* WHAT YOU HAVE TO DO:
All pictures are to be skipped; retype only the lines from the top of the entries through the line with "Chart.register(...registerables);", both included.

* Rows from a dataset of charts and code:

--- begin ---

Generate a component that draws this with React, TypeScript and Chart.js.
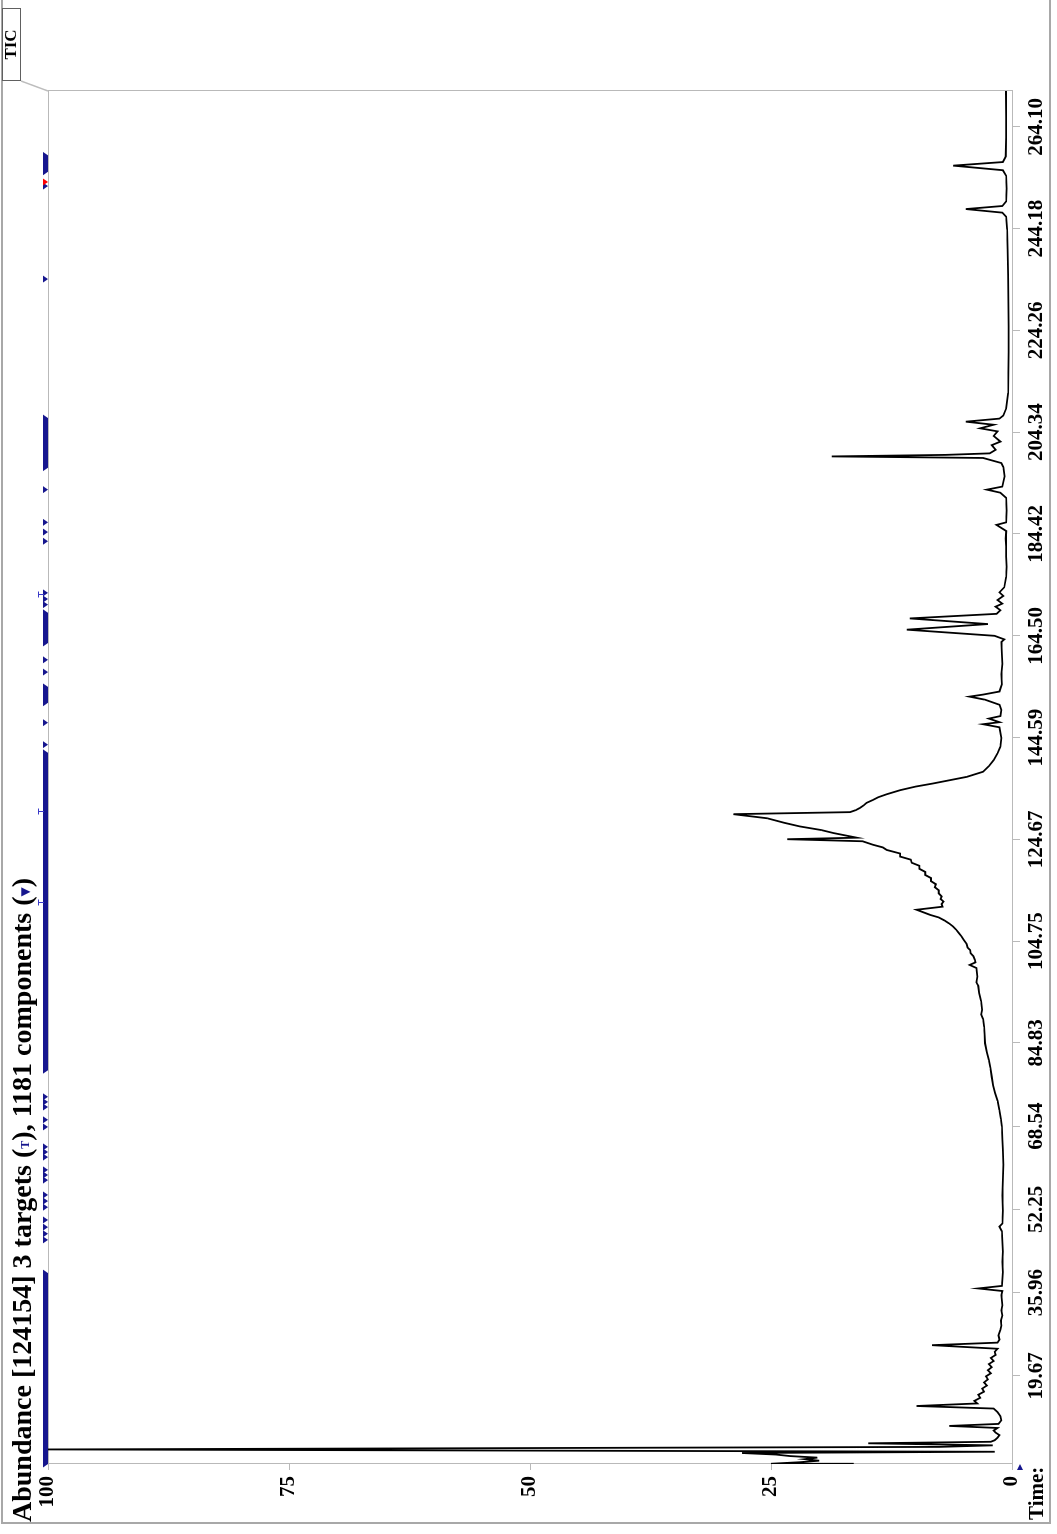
import React, { useEffect, useRef } from "react";
import { Chart, registerables } from "chart.js";

Chart.register(...registerables);

// ---- data ----
const timeTicks = [19.67, 35.96, 52.25, 68.54, 84.83, 104.75, 124.67, 144.59, 164.5, 184.42, 204.34, 224.26, 244.18, 264.1];
const abundanceTicks = [0, 25, 50, 75, 100];
const timeMin = 2.45;
const timeMax = 271.1;

const ticTime = [
  2.45, 2.5, 2.8, 3.1, 3.4, 3.7, 4.0, 4.3, 4.6, 4.85, 5.3, 5.8, 6.1, 6.5, 6.8, 7.1, 7.6, 8.1, 8.6, 9.0, 9.5, 9.9, 10.3,
  11.0, 11.8, 12.6, 13.3, 13.8, 14.3, 14.8, 15.4, 16.0, 16.6, 17.2, 17.8, 18.4, 19.0, 19.6, 20.2, 20.8, 21.4, 22.0, 22.6,
  23.2, 23.8, 24.4, 25.0, 25.7, 26.2, 26.8, 27.6, 28.7, 29.5, 30.5, 31.5, 32.5, 33.5, 34.5, 35.5, 36.3, 36.8, 37.3, 38.5,
  40, 42, 44, 46, 48, 48.9, 49.5, 52, 55, 58, 61, 64, 66, 68.5, 70, 71.7, 73.5, 75, 76.5, 78.2, 80, 81.5, 83, 84.8, 86.5,
  88, 89.5, 90.4, 91.3, 93, 94.6, 96, 96.7, 97.8, 99.5, 100.1, 100.6, 101.1, 101.8, 102.4, 103.0, 103.5, 104.2, 105.0,
  105.6, 106.3, 107.0, 107.6, 108.2, 108.8, 109.4, 109.9, 110.9, 111.5, 112.0, 112.5, 113.0, 113.5, 114.1, 114.7, 115.3,
  115.9, 116.5, 117.1, 117.7, 118.3, 118.9, 119.5, 120.1, 120.7, 121.3, 121.9, 122.6, 123.1, 123.6, 124.3, 124.7, 125.0,
  125.9, 126.5, 127.2, 127.9, 128.8, 129.6, 130.0, 130.4, 130.8, 131.3, 131.8, 132.4, 132.9, 133.5, 134.3, 135.0, 135.6,
  136.9, 137.9, 139.0, 140.2, 141.5, 142.8, 144.5, 146.6, 147.2, 147.6, 148.3, 148.8, 150.0,
  151.0, 152.0, 152.6, 153.0, 153.6, 155, 157, 159, 161, 163.3, 163.8, 164.5, 165.7, 166.8, 167.9, 168.8, 169.5, 170.2,
  170.8, 171.5, 172.3, 173, 174, 176, 178, 180, 182, 183.5, 185, 186.2, 186.7, 189, 191.5, 192.5, 193.1, 193.7, 195.7,
  197.5, 198.3, 199.3, 199.6, 199.9, 200.2, 200.9, 201.8, 202.5, 203.6, 204.5, 205.1, 205.8, 206.4, 207.0, 207.6, 209,
  212, 216, 220, 225, 230, 235, 240, 244, 246.5, 247.3, 248.0, 248.6, 249.5, 252, 254.5, 255.6, 256.5, 257.2, 258.3, 262,
  266, 271.1,
];
const ticAbundance = [
  16.5, 25.0, 22.0, 20.0, 21.5, 20.2, 23.0, 24.5, 28.0, 1.8, 100, 7.5, 2.0, 14.9, 2.2, 1.8, 1.5, 1.3, 1.7, 1.9, 1.5, 6.5, 1.4,
  1.1, 1.2, 1.5, 1.9, 9.9, 3.6, 3.9, 3.3, 3.5, 2.9, 3.1, 2.6, 2.9, 2.5, 2.7, 2.2, 2.5, 2.1, 2.4, 1.9,
  2.2, 1.7, 1.8, 1.5, 8.3, 1.5, 1.3, 1.4, 1.2, 1.1, 1.15, 1.0, 1.1, 1.0, 1.05, 1.1, 1.0, 3.5, 1.05, 1.0,
  0.95, 1.0, 0.95, 1.0, 1.05, 1.3, 1.0, 0.95, 1.0, 0.95, 0.9, 0.95, 1.0, 1.05, 1.15, 1.3, 1.5, 1.75, 1.95, 2.1, 2.25, 2.4, 2.6, 2.8, 2.85,
  2.9, 3.0, 3.2, 3.1, 3.2, 3.4, 3.5, 3.7, 3.6, 3.7, 4.4, 3.8, 3.85, 4.0, 4.3, 4.35, 4.6, 4.7, 5.0,
  5.2, 5.5, 5.8, 6.1, 6.5, 7.0, 7.6, 8.5, 9.9, 7.2, 7.3, 7.1, 7.4, 7.3, 7.6, 7.6, 8.0,
  7.9, 8.4, 8.4, 9.0, 9.0, 9.6, 9.6, 10.4, 10.5, 11.6, 11.6, 13.0, 13.4, 14.4, 15.5, 23.3, 16.1,
  18.5, 19.8, 22.0, 23.6, 25.4, 28.9, 16.8, 16.2, 15.8, 15.4, 15.1, 14.4, 13.9, 13.0, 11.6, 10.0, 8.2,
  4.7, 3.0, 2.4, 1.9, 1.5, 1.2, 1.1, 1.3, 3.0, 1.3, 2.4, 1.2, 1.1,
  1.3, 2.8, 4.4, 3.0, 1.3, 1.05, 1.1, 1.0, 1.05, 1.1, 0.8, 1.8, 10.9, 2.5, 10.6, 1.6, 1.2, 1.7,
  1.0, 1.5, 0.9, 1.3, 0.8, 0.6, 0.55, 0.6, 0.6, 0.65, 0.6, 1.6, 0.6, 0.55, 0.6, 1.2, 2.6, 1.0, 0.76,
  0.9, 1.1, 3.0, 18.7, 6.9, 2.3, 1.7, 2.1, 1.2, 1.9, 1.5, 3.3, 1.9, 4.8, 1.3, 0.9, 0.6,
  0.4, 0.38, 0.36, 0.35, 0.37, 0.4, 0.45, 0.5, 0.6, 1.0, 4.8, 1.0, 0.6, 0.55, 0.6, 0.95, 6.1, 0.95, 0.65, 0.6,
  0.6, 0.62,
];

// component markers (dense runs given as start/end times, single markers as times)
const componentRunStarts = [2.45, 79.5, 151.4, 163.1, 197.4, 255.3];
const componentRunEnds = [39.8, 141.6, 154.5, 169.0, 207.1, 258.5];
const componentTimes = [
  46.3, 47.5, 48.8, 50.2, 52.7, 53.9, 55.1, 58.0, 59.0, 60.0, 62.5, 63.5, 64.5, 68.4, 69.8, 72.3, 73.3, 74.3, 143.2,
  147.5, 157.4, 159.8, 170.6, 171.7, 172.9, 183.0, 184.8, 186.7, 193.1, 234.3, 252.5,
];
const selectedComponentTimes = [253.3];
const targetTimes = [112.2, 130.0, 172.5];

const titleText = "Abundance [124154] 3 targets (";
const titleMid = "), 1181 components (";
const NAVY = "#16168e";

const W = 1534;
const H = 1057;
const FONT = "'Liberation Serif', 'Times New Roman', serif";

const decorPlugin = {
  id: "decor",
  beforeDatasetsDraw(chart: any) {
    const { ctx, chartArea } = chart;
    ctx.save();
    ctx.strokeStyle = "#b9b9b9";
    ctx.lineWidth = 1;
    ctx.strokeRect(chartArea.left + 0.5, chartArea.top + 0.5, chartArea.right - chartArea.left, chartArea.bottom - chartArea.top);
    ctx.restore();
  },
  afterDraw(chart: any) {
    const { ctx, chartArea, scales } = chart;
    const xs = scales.x;
    const top = chartArea.top;
    ctx.save();
    // outer frame
    ctx.strokeStyle = "#a8a8a8";
    ctx.lineWidth = 2;
    ctx.beginPath();
    ctx.moveTo(W, 2);
    ctx.lineTo(11, 2);
    ctx.lineTo(11, 1050);
    ctx.lineTo(W, 1050);
    ctx.stroke();
    // slanted separator from TIC box to plot corner
    ctx.strokeStyle = "#bdbdbd";
    ctx.lineWidth = 1.5;
    ctx.beginPath();
    ctx.moveTo(1453, 21);
    ctx.lineTo(chartArea.right, chartArea.top);
    ctx.stroke();

    // component runs
    ctx.fillStyle = NAVY;
    for (let i = 0; i < componentRunStarts.length; i++) {
      const a = xs.getPixelForValue(componentRunStarts[i]);
      const b = xs.getPixelForValue(componentRunEnds[i]);
      ctx.beginPath();
      ctx.moveTo(a - 3.5, top - 5);
      ctx.lineTo(b + 3.5, top - 5);
      ctx.lineTo(b, top);
      ctx.lineTo(a, top);
      ctx.closePath();
      ctx.fill();
    }
    const tri = (t: number, color: string) => {
      const x = xs.getPixelForValue(t);
      ctx.fillStyle = color;
      ctx.beginPath();
      ctx.moveTo(x - 3.5, top - 5);
      ctx.lineTo(x + 3.5, top - 5);
      ctx.lineTo(x, top);
      ctx.closePath();
      ctx.fill();
    };
    componentTimes.forEach((t) => tri(t, NAVY));
    selectedComponentTimes.forEach((t) => tri(t, "#ff0000"));
    // targets
    ctx.strokeStyle = "#3a3ac8";
    ctx.lineWidth = 1;
    targetTimes.forEach((t) => {
      const x = Math.round(xs.getPixelForValue(t)) + 0.5;
      ctx.beginPath();
      ctx.moveTo(x - 3, top - 9.5);
      ctx.lineTo(x + 3, top - 9.5);
      ctx.moveTo(x, top - 9.5);
      ctx.lineTo(x, top - 4);
      ctx.stroke();
    });
    // small time-origin marker
    ctx.fillStyle = NAVY;
    const bx = chartArea.left;
    const by = chartArea.bottom + 8;
    ctx.beginPath();
    ctx.moveTo(bx, by);
    ctx.lineTo(bx - 6, by - 3);
    ctx.lineTo(bx - 6, by + 3);
    ctx.closePath();
    ctx.fill();
    ctx.restore();
  },
};

export default function App() {
  const ref = useRef<HTMLCanvasElement | null>(null);
  useEffect(() => {
    if (!ref.current) return;
    const points = ticTime.map((t, i) => ({ x: t, y: ticAbundance[i] }));
    const chart = new Chart(ref.current, {
      type: "line",
      data: {
        datasets: [
          {
            data: points,
            borderColor: "#000000",
            borderWidth: 1.8,
            pointRadius: 0,
            tension: 0,
            fill: false,
          },
        ],
      },
      options: {
        animation: false,
        responsive: false,
        devicePixelRatio: 1,
        layout: { padding: { left: 0, top: 48, right: 91, bottom: 0 } },
        plugins: { legend: { display: false }, tooltip: { enabled: false }, title: { display: false } },
        scales: {
          x: {
            type: "linear",
            min: timeMin,
            max: timeMax,
            afterBuildTicks: (scale: any) => {
              scale.ticks = timeTicks.map((v) => ({ value: v }));
            },
            afterFit: (scale: any) => {
              scale.height = 45;
            },
            grid: { drawOnChartArea: false, drawTicks: true, tickLength: 8, color: "#b9b9b9" },
            border: { display: false },
            ticks: {
              autoSkip: false,
              maxRotation: 0,
              padding: 4,
              color: "#000",
              font: { family: FONT, size: 21, weight: "bold" },
              callback: (v: any) => Number(v).toFixed(2),
            },
          },
          y: {
            type: "linear",
            min: 0,
            max: 100,
            afterBuildTicks: (scale: any) => {
              scale.ticks = abundanceTicks.map((v) => ({ value: v }));
            },
            afterFit: (scale: any) => {
              scale.width = 70;
            },
            grid: { drawOnChartArea: false, drawTicks: true, tickLength: 6, color: "#b9b9b9" },
            border: { display: false },
            ticks: {
              padding: 6,
              color: "#000",
              font: { family: FONT, size: 21, weight: "bold" },
            },
          },
        },
      },
      plugins: [decorPlugin],
    });
    return () => chart.destroy();
  }, []);

  return (
    <div style={{ position: "absolute", left: 0, top: 0, width: 1057, height: 1534, overflow: "hidden", background: "#fff" }}>
      <div
        style={{
          position: "absolute",
          left: 0,
          top: 0,
          width: W,
          height: H,
          transformOrigin: "0 0",
          transform: `translateY(${W}px) rotate(-90deg)`,
        }}
      >
        <canvas ref={ref} width={W} height={H} style={{ display: "block", width: W, height: H }} />
        <div
          style={{
            position: "absolute",
            left: 12,
            top: 8,
            font: `bold 28px ${FONT}`,
            lineHeight: "28px",
            whiteSpace: "nowrap",
            color: "#000",
          }}
        >
          {titleText}
          <span style={{ color: NAVY, fontSize: 12, verticalAlign: "middle" }}>T</span>
          {titleMid}
          <span style={{ color: NAVY, fontSize: 12, verticalAlign: "middle", fontFamily: "'DejaVu Sans'" }}>▼</span>)
        </div>
        <div
          style={{
            position: "absolute",
            left: 14,
            top: 1026,
            font: `bold 21px ${FONT}`,
            lineHeight: "21px",
            whiteSpace: "nowrap",
          }}
        >
          Time:
        </div>
        <div
          style={{
            position: "absolute",
            left: 1453,
            top: 2,
            width: 73,
            height: 19,
            boxSizing: "border-box",
            border: "1.5px solid #606060",
            font: `bold 17px ${FONT}`,
            lineHeight: "16px",
            textAlign: "center",
            background: "#fff",
          }}
        >
          TIC
        </div>
      </div>
    </div>
  );
}
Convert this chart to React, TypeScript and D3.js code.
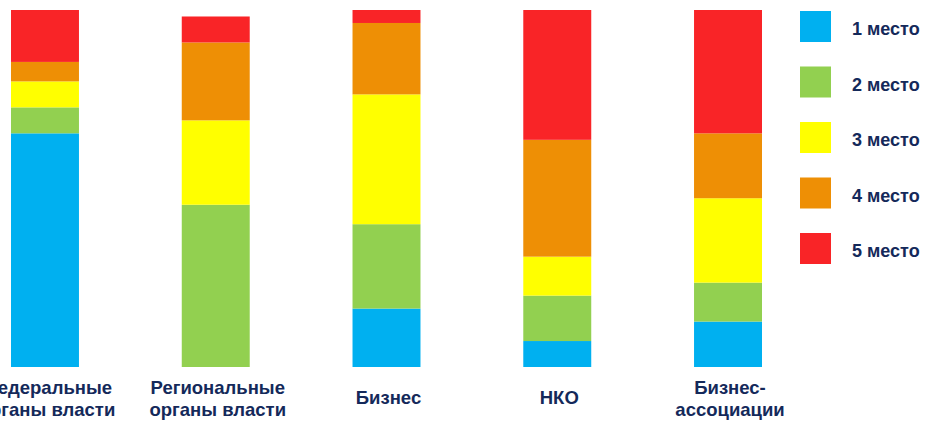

--- end ---

* IN RESPONSE:
Generate a component that draws this with React, TypeScript and Chart.js.
import React, { useEffect, useRef } from "react";
import { Chart, registerables } from "chart.js";

Chart.register(...registerables);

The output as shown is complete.